A fair night’s sleep to start a long milder day avoiding the trip to Cambridge and getting on with my Little Paxton history editing instead, transcribing the Jack Ramply interview tapes and also working on the Paxton Park chapter. The emergency debate today in the House of Commons where Thatcher denies involvement in the BBC raids and the Vicarage rapists are sentenced as Reagan tries to press on with Star Wars anti-rocket programme with the nuclear de-escalation talks being threatened.

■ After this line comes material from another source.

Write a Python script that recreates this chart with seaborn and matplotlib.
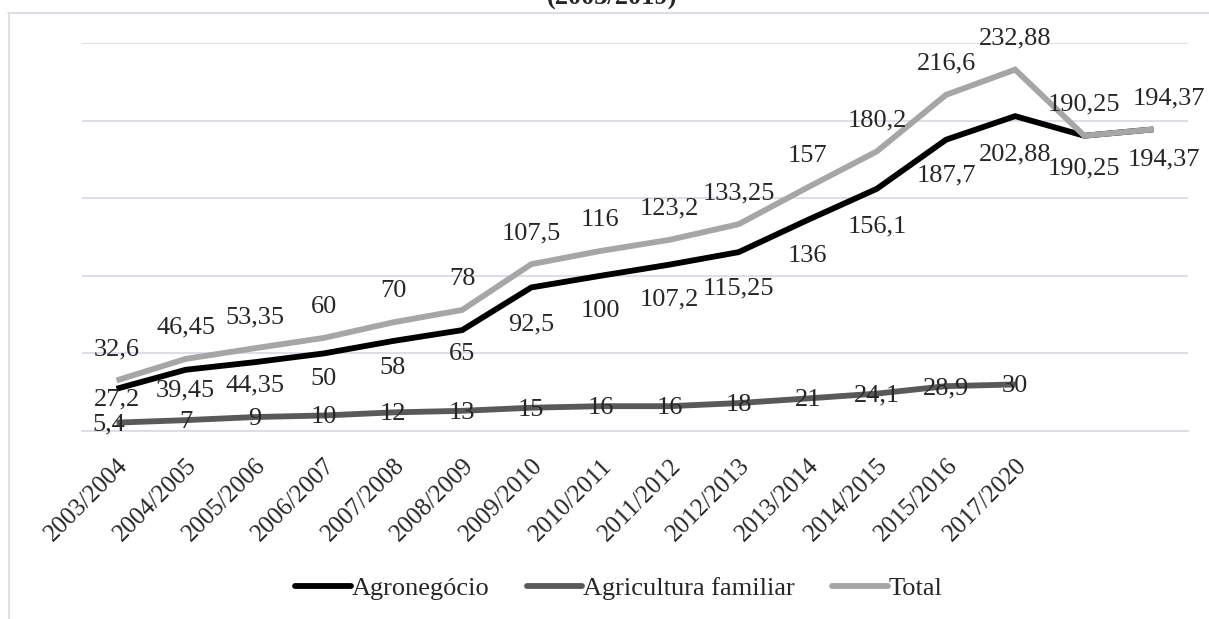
"""
Agronegócio x Agricultura familiar (2003/2019) - line chart
"""

import pandas as pd
import matplotlib.pyplot as plt
import seaborn as sns
from matplotlib.lines import Line2D

# Data
safras = ['2003/2004', '2004/2005', '2005/2006', '2006/2007', '2007/2008',
          '2008/2009', '2009/2010', '2010/2011', '2011/2012', '2012/2013',
          '2013/2014', '2014/2015', '2015/2016', '2017/2020', '', '']
agronegocio = [27.2, 39.45, 44.35, 50, 58, 65, 92.5, 100, 107.2, 115.25,
               136, 156.1, 187.7, 202.88, 190.25, 194.37]
agricultura_familiar = [5.4, 7, 9, 10, 12, 13, 15, 16, 16, 18, 21, 24.1, 28.9, 30]
total = [32.6, 46.45, 53.35, 60, 70, 78, 107.5, 116, 123.2, 133.25,
         157, 180.2, 216.6, 232.88, 190.25, 194.37]

series = {
    'Agronegócio': agronegocio,
    'Agricultura familiar': agricultura_familiar,
    'Total': total,
}
colors = {'Agronegócio': '#000000', 'Agricultura familiar': '#595959', 'Total': '#a6a6a6'}

# label nudges (pixels) as placed in the original chart
agro_label_drop = [11, 21, 23, 26, 27, 24, 37, 35, 35, 36, 36, 38, 36, 38, 33, 30]
total_label_rise = 31
PX = 72 / 100  # pixels -> points at dpi 100

rows = []
for name, vals in series.items():
    for i, v in enumerate(vals):
        rows.append({'pos': i, 'valor': v, 'serie': name})
df = pd.DataFrame(rows)

sns.set_style("white")
plt.rcParams['font.family'] = ['Liberation Serif', 'DejaVu Serif']
plt.rcParams['font.size'] = 19

fig = plt.figure(figsize=(12.09, 6.19), dpi=100)
ax = fig.add_axes([0.0678, 0.3037, 0.9148, 0.6268])

sns.lineplot(data=df, x='pos', y='valor', hue='serie', palette=colors,
             linewidth=4.2, ax=ax, legend=False, sort=False)
for line in ax.get_lines():
    line.set_solid_capstyle('butt')
    line.set_solid_joinstyle('miter')

ax.set_xlim(-0.5, len(safras) - 0.5)
ax.set_ylim(0, 250)

# Grid and axes
grid_color = '#d9dde4'
ax.set_yticks([0, 50, 100, 150, 200, 250])
ax.yaxis.grid(True, color=grid_color, linewidth=1.3)
ax.tick_params(axis='y', left=False, labelleft=False)
for side in ['left', 'right', 'top']:
    ax.spines[side].set_visible(False)
ax.spines['bottom'].set_color(grid_color)
ax.spines['bottom'].set_linewidth(1.3)

ax.set_xticks(range(len(safras)))
ax.set_xticklabels(safras, rotation=45, ha='right', va='top',
                   rotation_mode='anchor', fontsize=18)
ax.set_xticks([i - 0.5 for i in range(len(safras) + 1)], minor=True)
ax.tick_params(axis='x', which='major', length=0, pad=17)
ax.tick_params(axis='x', which='minor', length=7, width=1.3, color=grid_color)
ax.set_xlabel('')
ax.set_ylabel('')


def fmt(v):
    return f'{v:g}'.replace('.', ',')


# Data labels
last = len(safras) - 1
for i, v in enumerate(total):
    dx = 16 if i == last else 0
    ax.annotate(fmt(v), (i, v), xytext=(dx * PX, total_label_rise * PX),
                textcoords='offset points', ha='center', va='center',
                annotation_clip=False)
for i, v in enumerate(agronegocio):
    dx = 11 if i == last else 0
    ax.annotate(fmt(v), (i, v), xytext=(dx * PX, -agro_label_drop[i] * PX),
                textcoords='offset points', ha='center', va='center',
                annotation_clip=False)
for i, v in enumerate(agricultura_familiar):
    dx = -8 if i == 0 else 0
    ax.annotate(fmt(v), (i, v), xytext=(dx * PX, -2 * PX), textcoords='offset points',
                ha='center', va='center', annotation_clip=False)

# Legend
handles = [Line2D([0], [0], color=colors[n], linewidth=4.2, solid_capstyle='round')
           for n in series]
fig.legend(handles, list(series.keys()), loc='center', bbox_to_anchor=(0.512, 0.050),
           ncol=3, frameon=False, handlelength=2.1, handletextpad=0.05,
           columnspacing=1.4, fontsize=19)

# Chart frame and (cut) title
frame_color = '#d9dde4'
fig.add_artist(Line2D([8 / 1209, 1], [1 - 12.5 / 619] * 2, color=frame_color, linewidth=1.3))
fig.add_artist(Line2D([8.5 / 1209] * 2, [0, 1 - 12.5 / 619], color=frame_color, linewidth=1.3))
fig.text(0.506, 1 - 10 / 619, '(2003/2019)', ha='center', va='bottom',
         fontsize=19, fontweight='bold')

plt.savefig('out.png', dpi=100)
plt.close()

A fair night’s sleep and then up and dressed in some old clothes for a day’s work in the office. I had decided not to go to Cambridge with Di this morning for a change – my back does not seem to be too bad – I hurt it yesterday trying to lift Della and keep her away from my computer at the same time and dropped her as a consequence. A little look at the paper and then straight to my office. At first I copied all of the topic files onto a master and then created a diskette for each one of them, for old and new files and ease of subsequent editing. Chased the photocopier twice again today and it seems that a wrong address may have disoriented the carrier. I am promised delivery of it by Thursday, or a replacement instead. Once I had sorted my diskette files, I then loaded the Jack Ramply interview tapes and sat playing them and typing a transcription onto the word processor.

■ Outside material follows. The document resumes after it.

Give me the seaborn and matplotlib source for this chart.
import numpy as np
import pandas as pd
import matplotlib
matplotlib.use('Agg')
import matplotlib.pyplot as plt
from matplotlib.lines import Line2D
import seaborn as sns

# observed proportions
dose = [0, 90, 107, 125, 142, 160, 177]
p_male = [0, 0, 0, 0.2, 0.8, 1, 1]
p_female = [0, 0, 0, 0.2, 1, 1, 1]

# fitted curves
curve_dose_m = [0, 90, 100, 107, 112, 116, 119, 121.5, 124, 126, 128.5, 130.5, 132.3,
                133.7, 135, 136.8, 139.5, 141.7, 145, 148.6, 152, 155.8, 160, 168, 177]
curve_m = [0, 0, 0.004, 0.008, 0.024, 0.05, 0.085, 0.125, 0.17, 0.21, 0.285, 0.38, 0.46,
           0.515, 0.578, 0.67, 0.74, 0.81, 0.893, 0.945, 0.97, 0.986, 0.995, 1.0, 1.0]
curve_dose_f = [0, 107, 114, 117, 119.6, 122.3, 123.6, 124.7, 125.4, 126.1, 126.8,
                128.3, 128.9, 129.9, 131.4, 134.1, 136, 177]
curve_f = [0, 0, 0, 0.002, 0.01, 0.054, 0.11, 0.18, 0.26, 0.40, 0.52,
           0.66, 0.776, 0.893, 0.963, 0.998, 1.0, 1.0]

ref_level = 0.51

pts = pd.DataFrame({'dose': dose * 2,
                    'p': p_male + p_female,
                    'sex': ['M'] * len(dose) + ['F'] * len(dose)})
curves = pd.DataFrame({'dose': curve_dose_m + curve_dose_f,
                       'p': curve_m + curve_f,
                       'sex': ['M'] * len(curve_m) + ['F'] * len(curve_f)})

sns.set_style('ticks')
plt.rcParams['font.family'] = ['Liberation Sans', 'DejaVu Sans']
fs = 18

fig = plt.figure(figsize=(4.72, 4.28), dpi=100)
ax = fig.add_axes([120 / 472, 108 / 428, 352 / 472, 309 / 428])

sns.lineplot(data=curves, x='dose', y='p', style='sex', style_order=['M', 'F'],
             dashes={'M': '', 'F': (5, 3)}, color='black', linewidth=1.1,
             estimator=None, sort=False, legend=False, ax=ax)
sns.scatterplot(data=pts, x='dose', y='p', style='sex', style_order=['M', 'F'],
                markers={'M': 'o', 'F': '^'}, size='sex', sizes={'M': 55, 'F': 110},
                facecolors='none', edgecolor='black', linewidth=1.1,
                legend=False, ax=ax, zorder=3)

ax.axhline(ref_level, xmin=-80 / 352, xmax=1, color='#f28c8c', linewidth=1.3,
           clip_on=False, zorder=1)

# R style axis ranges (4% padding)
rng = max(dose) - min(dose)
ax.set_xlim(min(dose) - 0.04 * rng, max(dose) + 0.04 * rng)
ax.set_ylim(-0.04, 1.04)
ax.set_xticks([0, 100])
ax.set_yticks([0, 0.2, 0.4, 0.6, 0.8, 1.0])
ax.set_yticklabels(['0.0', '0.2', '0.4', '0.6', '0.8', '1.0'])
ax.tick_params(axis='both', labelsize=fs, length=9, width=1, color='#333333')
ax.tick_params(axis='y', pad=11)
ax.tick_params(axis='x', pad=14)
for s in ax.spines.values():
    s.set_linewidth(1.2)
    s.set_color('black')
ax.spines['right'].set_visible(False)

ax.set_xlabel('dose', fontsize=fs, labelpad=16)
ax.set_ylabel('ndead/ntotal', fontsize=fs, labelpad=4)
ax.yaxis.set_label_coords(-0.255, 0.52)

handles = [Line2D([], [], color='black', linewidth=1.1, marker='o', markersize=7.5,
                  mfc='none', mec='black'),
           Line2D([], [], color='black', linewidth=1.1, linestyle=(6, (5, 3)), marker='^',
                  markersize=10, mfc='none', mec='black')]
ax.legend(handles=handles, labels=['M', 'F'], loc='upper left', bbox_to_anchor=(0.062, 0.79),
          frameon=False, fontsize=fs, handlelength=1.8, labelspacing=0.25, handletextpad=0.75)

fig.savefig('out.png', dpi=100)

This took me until early afternoon. Di returned and got me a cup of tea and some beef sandwiches for a late lunch. Back to it and, once finishing this task and going out to feed the ducks and doves, it was time to do the first series of edits on Paxton Park. This was a long slog and I had only managed to do the sub-sections on Paxton Park buildings and grounds and then that for the Standly family, before I ran out of time at 1.00am in the morning. At this rate, it will be several days to get to the next revision for the entire work. A milder day today and widespread fog expected tonight, as moist air flows across the country from the west. A tussle over the news priorities today. The continued row over the Special Branch seizure of documents at the BBC is given major billing by the channel and, of course, today saw the emergency debate on the subject, with vitriolic rows between Neil Kinnock, the opposition leader, and Margaret Thatcher. The government maintain that, apart from their law officers, there was no central involvement in the police raids, but all others claim a continual erosion of civil liberties. In the other story of the sentences being passed for the men convicted of the vicarage rapes (two male residents were knocked unconscious with a cricket bat and a young woman was raped by two young men, high on drugs and alcohol,) there is much protest and indignation about the sentences being too mild. After an 18 month moratorium on Russian nuclear tests was due to be ended by the first western nuclear test in the new year, the Americans have duly held one and so the opportunity for nuclear de-escalation seems to have been lost. Furthermore, President Reagan is pushing for an early deployment of the Star Wars programme, but will face resistance from Congress on both counts.